» **Given request**
List each line of the data in which the string "this" appears.

##### Given entries

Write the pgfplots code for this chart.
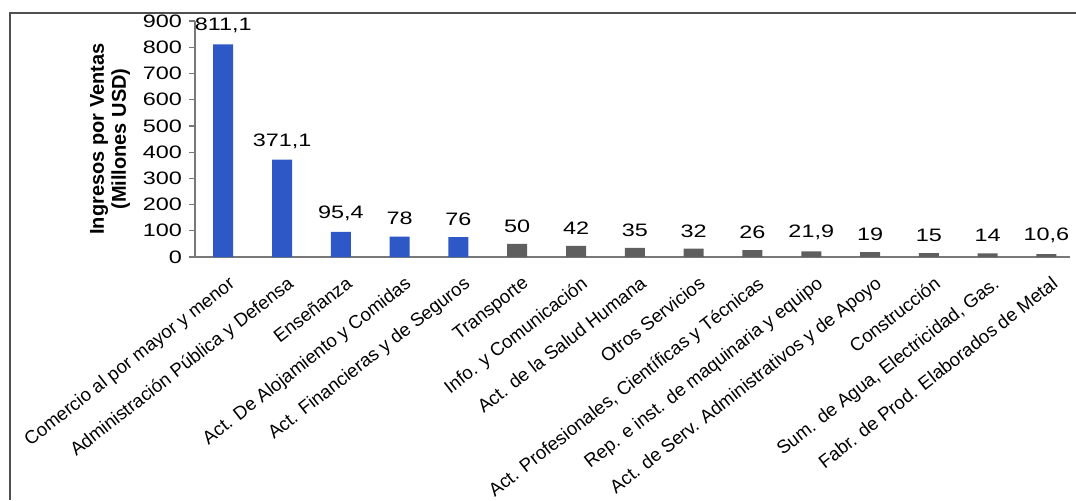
\documentclass[border=0pt]{standalone}
\usepackage{fontspec}
\setmainfont{Liberation Sans}
\newfontfamily\wide{Liberation Sans}[FakeStretch=1.3]
\usepackage{pgfplots}
\pgfplotsset{compat=1.18}
\definecolor{barblue}{RGB}{45,88,198}
\definecolor{bargray}{RGB}{95,95,95}
\definecolor{axgray}{RGB}{120,120,120}
\definecolor{framegray}{RGB}{80,80,80}
\begin{document}
\begin{tikzpicture}
\useasboundingbox (-97.5pt,-121.5pt) rectangle (440.5pt,128.5pt);
\draw[framegray, line width=1pt] (-92.5pt,-121.5pt) -- (-92.5pt,122pt) -- (440.5pt,122pt);
\begin{axis}[
  at={(0pt,0pt)}, anchor=south west,
  scale only axis,
  width=437.5pt, height=118pt,
  xmin=-0.48, xmax=14.4,
  ymin=0, ymax=900,
  ytick={0,100,...,900},
  xtick={0,...,14},
  xticklabels={Comercio al por mayor y menor, Administración Pública y Defensa, Enseñanza, Act. De Alojamiento y Comidas, Act. Financieras y de Seguros, Transporte, Info. y Comunicación, Act. de la Salud Humana, Otros Servicios, {Act. Profesionales, Científicas y Técnicas}, Rep. e inst. de maquinaria y equipo, Act. de Serv. Administrativos y de Apoyo, Construcción, {Sum. de Agua, Electricidad, Gas.}, Fabr. de Prod. Elaborados de Metal},
  axis lines*=left,
  axis line style={axgray, line width=0.8pt},
  tick align=outside,
  major tick length=3pt,
  ytick style={axgray, line width=0.6pt},
  xtick style={draw=none},
  yticklabel style={font=\wide\fontsize{9}{10}\selectfont},
  xticklabel style={font=\fontsize{9.3}{10}\selectfont, rotate=38, anchor=north east, inner sep=1pt, xshift=-1pt, yshift=-5pt},
  /pgf/number format/assume math mode=true,
  ylabel={Ingresos por Ventas\\(Millones USD)},
  ylabel style={at={(axis description cs:-0.097,0.5)}, anchor=center, rotate=0, align=center, font=\bfseries\fontsize{10}{11}\selectfont},
  ybar, bar width=10pt,
  clip=false,
  nodes near coords,
  nodes near coords style={font=\wide\fontsize{9}{10}\selectfont, text=black, inner sep=1pt, yshift=4.5pt,
    /pgf/number format/.cd, use comma, fixed, precision=1, 1000 sep={}},
]
\addplot[fill=barblue, draw=none, bar shift=0pt] coordinates {(0,811.1) (1,371.1) (2,95.4) (3,78) (4,76)};
\addplot[fill=bargray, draw=none, bar shift=0pt] coordinates {(5,50) (6,42) (7,35) (8,32) (9,26) (10,21.9) (11,19) (12,15) (13,14) (14,10.6)};
\end{axis}
\end{tikzpicture}
\end{document}
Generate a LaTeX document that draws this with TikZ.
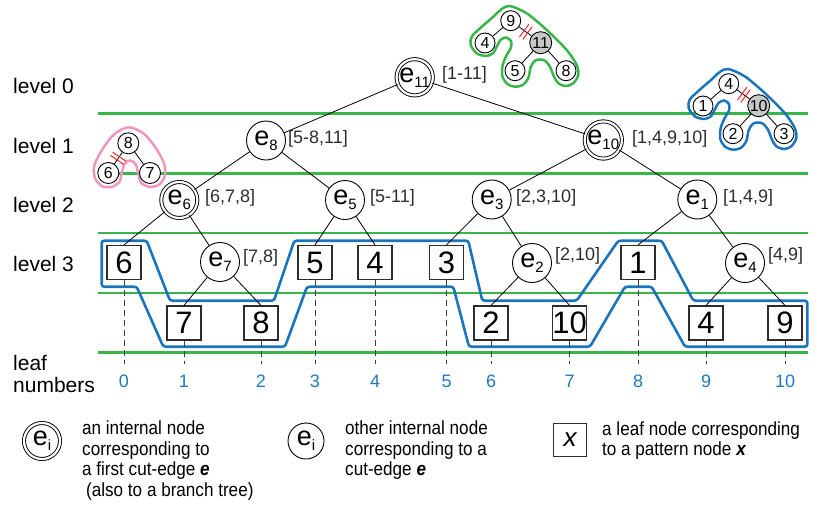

##########

» **Output of the exercise**
Write the pgfplots code for this chart.
Generate a LaTeX document that draws this with TikZ.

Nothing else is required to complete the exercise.